▶ [INSTRUCTIONS TO FOLLOW]:
Collect all the lines that mention the word "Recreate".

[Data entries]
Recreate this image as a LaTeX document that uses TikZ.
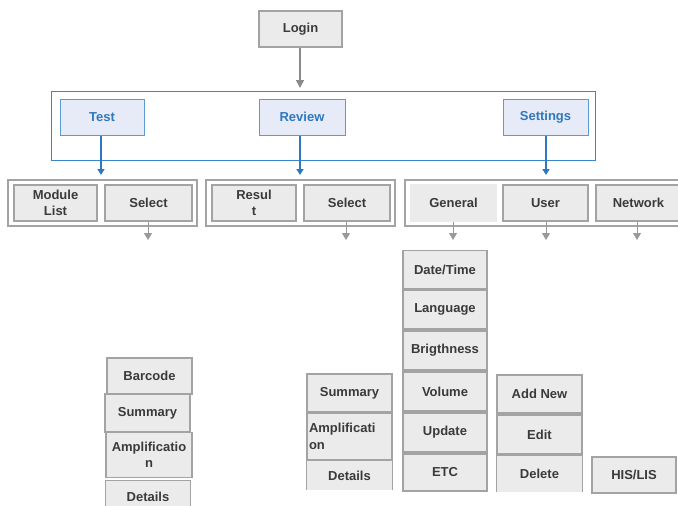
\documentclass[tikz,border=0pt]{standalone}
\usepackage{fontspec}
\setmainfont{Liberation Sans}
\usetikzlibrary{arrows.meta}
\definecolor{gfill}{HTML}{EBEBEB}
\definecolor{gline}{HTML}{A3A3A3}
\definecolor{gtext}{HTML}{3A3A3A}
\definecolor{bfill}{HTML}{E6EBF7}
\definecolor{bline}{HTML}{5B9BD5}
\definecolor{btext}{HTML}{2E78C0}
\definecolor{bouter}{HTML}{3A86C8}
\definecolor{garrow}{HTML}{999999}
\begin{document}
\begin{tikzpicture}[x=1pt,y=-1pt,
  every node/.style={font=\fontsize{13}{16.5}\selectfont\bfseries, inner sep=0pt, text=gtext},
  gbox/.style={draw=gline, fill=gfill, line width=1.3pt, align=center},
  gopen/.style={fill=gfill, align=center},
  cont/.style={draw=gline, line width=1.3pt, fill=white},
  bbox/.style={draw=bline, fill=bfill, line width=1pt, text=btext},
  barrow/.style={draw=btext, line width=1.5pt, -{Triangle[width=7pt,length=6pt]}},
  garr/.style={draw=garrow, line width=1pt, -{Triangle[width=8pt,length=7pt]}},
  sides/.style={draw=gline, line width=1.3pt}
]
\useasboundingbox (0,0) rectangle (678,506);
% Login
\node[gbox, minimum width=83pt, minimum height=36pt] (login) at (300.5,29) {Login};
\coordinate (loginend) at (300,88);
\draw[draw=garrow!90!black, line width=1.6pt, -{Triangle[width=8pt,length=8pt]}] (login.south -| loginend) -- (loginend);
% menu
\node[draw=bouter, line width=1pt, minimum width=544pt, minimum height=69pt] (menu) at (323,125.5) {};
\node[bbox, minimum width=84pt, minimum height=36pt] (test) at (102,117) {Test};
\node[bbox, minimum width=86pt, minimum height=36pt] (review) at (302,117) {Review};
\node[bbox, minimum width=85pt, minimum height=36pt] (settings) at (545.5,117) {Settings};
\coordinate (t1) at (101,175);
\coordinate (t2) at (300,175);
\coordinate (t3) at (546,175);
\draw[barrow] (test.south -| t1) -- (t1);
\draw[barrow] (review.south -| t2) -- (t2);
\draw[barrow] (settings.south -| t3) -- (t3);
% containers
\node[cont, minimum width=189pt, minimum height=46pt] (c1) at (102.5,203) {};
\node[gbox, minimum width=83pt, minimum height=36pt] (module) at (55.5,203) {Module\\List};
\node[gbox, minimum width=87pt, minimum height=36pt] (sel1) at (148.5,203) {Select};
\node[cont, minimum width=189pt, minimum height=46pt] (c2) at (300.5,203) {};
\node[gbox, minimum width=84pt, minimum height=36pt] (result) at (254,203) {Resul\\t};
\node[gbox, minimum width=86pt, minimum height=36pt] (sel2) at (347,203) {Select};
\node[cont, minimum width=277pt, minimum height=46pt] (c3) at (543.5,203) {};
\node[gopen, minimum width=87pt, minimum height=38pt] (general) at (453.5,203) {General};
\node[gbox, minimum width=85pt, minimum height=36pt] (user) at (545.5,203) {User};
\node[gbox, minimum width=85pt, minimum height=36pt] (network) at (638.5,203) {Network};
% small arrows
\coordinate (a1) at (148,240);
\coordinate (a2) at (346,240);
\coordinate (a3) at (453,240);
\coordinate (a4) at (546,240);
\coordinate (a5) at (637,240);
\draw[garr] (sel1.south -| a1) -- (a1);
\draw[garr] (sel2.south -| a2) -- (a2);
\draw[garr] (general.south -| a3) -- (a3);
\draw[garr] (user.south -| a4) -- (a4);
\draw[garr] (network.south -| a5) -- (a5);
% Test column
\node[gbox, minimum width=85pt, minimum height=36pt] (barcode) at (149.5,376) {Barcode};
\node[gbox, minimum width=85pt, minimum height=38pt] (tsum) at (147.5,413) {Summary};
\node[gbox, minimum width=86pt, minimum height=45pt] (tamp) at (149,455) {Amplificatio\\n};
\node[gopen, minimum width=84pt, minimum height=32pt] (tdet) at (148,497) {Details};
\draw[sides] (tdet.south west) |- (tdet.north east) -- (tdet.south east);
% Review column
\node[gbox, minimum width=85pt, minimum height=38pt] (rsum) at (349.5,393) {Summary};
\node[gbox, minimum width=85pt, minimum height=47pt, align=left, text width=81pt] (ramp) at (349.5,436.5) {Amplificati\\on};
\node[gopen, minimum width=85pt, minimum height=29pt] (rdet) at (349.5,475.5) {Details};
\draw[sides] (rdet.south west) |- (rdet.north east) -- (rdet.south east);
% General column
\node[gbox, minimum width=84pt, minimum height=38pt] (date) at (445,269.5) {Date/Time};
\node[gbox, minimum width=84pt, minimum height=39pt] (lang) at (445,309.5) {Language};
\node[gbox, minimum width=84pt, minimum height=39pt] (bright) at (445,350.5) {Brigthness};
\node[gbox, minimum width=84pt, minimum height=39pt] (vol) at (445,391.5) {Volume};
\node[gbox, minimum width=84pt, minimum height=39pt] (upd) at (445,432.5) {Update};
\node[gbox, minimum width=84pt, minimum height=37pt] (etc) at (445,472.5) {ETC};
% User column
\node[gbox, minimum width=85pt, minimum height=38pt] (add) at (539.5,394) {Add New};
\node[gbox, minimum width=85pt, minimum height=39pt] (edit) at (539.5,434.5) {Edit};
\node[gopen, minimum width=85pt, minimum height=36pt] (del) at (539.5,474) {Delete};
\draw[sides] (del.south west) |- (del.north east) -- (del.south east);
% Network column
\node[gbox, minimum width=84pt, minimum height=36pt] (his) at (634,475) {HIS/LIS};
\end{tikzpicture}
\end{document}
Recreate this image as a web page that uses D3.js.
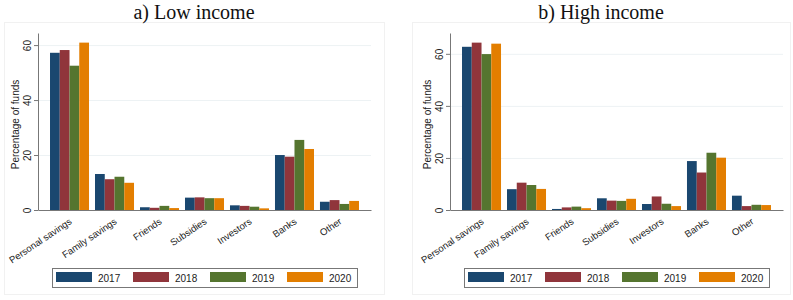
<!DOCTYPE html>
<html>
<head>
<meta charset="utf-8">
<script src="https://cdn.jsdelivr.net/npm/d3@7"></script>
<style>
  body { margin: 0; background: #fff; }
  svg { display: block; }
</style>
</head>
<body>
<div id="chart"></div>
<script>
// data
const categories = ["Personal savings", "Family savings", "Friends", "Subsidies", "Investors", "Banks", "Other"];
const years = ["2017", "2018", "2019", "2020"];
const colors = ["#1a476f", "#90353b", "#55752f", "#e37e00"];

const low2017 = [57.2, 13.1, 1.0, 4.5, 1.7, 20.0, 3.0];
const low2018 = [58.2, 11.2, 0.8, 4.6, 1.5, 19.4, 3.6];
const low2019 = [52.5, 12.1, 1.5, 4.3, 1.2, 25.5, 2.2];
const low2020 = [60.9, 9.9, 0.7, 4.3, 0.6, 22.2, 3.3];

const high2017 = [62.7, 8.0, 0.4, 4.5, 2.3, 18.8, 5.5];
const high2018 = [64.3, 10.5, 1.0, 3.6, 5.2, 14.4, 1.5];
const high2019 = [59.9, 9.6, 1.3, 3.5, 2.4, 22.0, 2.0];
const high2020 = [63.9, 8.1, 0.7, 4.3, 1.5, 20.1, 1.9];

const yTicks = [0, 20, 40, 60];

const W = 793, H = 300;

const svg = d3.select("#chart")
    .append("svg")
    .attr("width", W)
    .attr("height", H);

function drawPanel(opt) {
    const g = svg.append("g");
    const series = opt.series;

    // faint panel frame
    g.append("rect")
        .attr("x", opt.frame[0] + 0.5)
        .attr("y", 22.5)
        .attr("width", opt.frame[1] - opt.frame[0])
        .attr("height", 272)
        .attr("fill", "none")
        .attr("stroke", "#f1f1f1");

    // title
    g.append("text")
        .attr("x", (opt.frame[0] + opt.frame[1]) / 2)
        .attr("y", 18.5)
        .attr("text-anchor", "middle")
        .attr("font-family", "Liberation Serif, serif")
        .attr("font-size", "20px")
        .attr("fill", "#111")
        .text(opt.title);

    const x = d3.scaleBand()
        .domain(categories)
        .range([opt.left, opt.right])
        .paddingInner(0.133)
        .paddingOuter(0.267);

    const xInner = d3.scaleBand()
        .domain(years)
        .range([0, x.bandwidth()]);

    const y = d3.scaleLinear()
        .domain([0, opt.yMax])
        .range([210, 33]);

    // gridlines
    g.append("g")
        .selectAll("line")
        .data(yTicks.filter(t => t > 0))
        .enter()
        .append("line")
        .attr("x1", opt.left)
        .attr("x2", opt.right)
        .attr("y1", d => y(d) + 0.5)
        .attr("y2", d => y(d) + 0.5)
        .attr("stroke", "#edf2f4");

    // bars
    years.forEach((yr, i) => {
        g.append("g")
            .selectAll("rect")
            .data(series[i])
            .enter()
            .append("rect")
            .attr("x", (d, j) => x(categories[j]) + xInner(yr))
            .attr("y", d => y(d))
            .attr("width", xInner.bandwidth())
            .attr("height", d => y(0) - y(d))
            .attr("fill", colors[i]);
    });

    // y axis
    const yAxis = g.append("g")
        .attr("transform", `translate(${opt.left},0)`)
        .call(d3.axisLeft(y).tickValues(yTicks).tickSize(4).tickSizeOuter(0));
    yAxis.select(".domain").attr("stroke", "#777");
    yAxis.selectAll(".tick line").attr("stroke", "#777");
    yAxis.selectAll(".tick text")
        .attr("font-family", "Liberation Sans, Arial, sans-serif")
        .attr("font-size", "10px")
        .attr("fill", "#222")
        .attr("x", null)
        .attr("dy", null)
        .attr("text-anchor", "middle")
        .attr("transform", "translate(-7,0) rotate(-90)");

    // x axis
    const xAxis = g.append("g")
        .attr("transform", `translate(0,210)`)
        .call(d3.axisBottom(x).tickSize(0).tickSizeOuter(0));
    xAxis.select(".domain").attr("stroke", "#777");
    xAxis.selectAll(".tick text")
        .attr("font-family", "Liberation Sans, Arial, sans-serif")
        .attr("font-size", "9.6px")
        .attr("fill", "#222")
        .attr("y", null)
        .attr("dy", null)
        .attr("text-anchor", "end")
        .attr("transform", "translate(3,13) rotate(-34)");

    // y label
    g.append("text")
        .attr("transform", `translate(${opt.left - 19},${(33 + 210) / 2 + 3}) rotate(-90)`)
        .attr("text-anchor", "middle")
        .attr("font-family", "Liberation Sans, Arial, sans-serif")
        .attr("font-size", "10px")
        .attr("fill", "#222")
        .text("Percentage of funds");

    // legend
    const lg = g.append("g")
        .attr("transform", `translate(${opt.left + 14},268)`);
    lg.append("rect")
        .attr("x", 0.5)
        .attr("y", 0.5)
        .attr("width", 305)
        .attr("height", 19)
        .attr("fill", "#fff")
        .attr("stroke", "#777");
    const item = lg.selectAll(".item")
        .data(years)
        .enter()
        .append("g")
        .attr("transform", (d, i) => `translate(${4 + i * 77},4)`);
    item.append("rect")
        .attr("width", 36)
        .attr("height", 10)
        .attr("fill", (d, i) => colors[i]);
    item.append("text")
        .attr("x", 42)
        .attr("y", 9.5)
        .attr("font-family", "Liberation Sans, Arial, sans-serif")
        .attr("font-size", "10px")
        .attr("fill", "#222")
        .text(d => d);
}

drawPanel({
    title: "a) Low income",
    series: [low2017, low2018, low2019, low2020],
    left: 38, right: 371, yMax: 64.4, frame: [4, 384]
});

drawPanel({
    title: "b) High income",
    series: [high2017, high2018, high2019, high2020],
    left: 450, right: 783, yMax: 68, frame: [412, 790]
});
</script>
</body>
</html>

--

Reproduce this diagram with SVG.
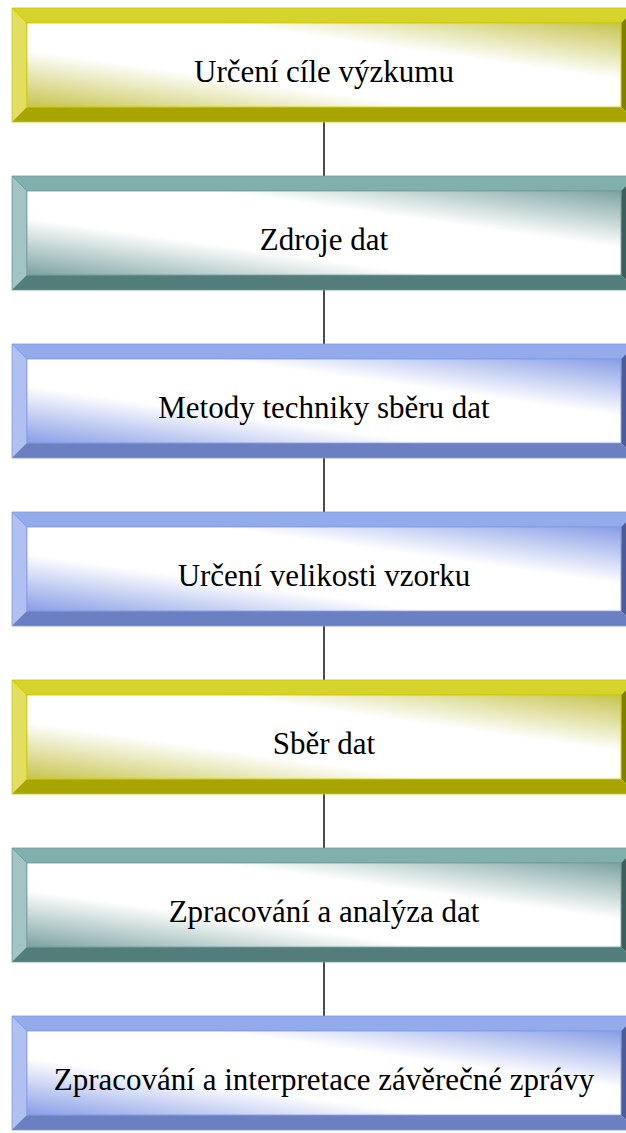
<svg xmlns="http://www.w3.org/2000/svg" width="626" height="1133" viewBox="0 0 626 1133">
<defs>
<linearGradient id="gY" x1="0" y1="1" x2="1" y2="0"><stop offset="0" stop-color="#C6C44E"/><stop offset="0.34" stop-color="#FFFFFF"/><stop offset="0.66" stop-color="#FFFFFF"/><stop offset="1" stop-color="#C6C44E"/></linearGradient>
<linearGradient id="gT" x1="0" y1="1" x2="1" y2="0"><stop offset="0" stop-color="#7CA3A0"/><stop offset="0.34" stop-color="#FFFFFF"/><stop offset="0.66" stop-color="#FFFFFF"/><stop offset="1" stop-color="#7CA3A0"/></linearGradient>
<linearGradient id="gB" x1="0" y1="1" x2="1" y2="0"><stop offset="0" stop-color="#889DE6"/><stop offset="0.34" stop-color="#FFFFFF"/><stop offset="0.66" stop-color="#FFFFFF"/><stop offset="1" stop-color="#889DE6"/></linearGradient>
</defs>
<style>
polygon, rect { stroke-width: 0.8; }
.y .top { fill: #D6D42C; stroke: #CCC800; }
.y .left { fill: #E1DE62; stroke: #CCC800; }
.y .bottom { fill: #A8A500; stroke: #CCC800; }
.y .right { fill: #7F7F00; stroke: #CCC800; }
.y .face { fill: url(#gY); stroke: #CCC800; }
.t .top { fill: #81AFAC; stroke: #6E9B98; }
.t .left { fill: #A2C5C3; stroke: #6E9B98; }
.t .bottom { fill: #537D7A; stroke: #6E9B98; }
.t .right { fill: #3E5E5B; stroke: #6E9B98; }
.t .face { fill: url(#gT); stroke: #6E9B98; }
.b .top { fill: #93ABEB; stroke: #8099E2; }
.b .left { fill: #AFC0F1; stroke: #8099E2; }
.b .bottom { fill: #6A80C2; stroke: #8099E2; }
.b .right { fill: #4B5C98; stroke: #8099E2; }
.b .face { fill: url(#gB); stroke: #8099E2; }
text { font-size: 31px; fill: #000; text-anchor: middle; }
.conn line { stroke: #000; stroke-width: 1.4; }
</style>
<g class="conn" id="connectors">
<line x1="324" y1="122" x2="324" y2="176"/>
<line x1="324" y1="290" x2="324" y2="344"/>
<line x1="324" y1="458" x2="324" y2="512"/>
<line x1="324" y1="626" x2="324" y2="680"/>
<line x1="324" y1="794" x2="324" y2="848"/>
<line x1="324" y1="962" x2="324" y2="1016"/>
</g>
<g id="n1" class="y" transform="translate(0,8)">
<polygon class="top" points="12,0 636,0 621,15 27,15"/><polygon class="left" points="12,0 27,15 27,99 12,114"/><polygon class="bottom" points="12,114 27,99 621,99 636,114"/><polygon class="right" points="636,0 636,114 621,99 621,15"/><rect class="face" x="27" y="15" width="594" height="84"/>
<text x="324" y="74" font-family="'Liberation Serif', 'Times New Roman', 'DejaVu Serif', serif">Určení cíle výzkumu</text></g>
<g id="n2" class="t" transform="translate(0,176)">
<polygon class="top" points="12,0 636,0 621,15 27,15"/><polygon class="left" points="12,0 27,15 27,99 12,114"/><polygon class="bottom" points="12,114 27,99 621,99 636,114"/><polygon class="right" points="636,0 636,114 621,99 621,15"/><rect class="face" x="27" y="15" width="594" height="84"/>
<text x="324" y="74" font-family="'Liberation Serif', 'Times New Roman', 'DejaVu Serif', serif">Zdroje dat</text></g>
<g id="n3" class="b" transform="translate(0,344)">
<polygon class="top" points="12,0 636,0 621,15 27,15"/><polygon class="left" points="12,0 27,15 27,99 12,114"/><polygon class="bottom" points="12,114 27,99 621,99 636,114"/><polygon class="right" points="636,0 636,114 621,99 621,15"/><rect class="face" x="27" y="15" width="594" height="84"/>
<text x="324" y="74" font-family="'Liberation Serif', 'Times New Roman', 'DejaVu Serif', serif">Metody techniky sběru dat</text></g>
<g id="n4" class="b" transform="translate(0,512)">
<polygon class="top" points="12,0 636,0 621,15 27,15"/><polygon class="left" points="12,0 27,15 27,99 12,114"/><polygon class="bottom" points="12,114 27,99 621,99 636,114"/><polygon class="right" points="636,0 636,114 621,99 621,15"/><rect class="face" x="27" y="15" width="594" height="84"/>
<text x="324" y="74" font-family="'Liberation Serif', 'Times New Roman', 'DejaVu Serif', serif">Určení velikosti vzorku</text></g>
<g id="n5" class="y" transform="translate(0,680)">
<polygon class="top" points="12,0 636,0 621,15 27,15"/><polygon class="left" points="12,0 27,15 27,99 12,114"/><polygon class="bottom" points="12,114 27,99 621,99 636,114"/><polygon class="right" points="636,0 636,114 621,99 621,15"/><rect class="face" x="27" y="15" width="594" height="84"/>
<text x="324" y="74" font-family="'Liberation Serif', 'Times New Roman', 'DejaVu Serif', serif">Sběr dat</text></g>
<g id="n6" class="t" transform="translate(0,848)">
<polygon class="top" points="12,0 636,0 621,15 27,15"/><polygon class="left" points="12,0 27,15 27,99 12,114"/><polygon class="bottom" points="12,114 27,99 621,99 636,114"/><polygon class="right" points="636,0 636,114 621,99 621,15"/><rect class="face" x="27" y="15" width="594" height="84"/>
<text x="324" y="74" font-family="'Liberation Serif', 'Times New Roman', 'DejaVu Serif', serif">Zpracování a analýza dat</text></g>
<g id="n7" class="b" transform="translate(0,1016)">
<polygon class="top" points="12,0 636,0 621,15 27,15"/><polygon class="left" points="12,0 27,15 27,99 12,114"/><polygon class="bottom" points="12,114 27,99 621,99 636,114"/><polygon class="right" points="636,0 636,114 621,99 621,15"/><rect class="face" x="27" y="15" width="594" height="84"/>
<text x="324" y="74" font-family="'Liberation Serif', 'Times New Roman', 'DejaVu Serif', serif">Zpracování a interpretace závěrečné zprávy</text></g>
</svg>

▶ [RESULT]:
Recreate this image as a LaTeX document that uses TikZ.
Recreate this image as a web page that uses D3.js.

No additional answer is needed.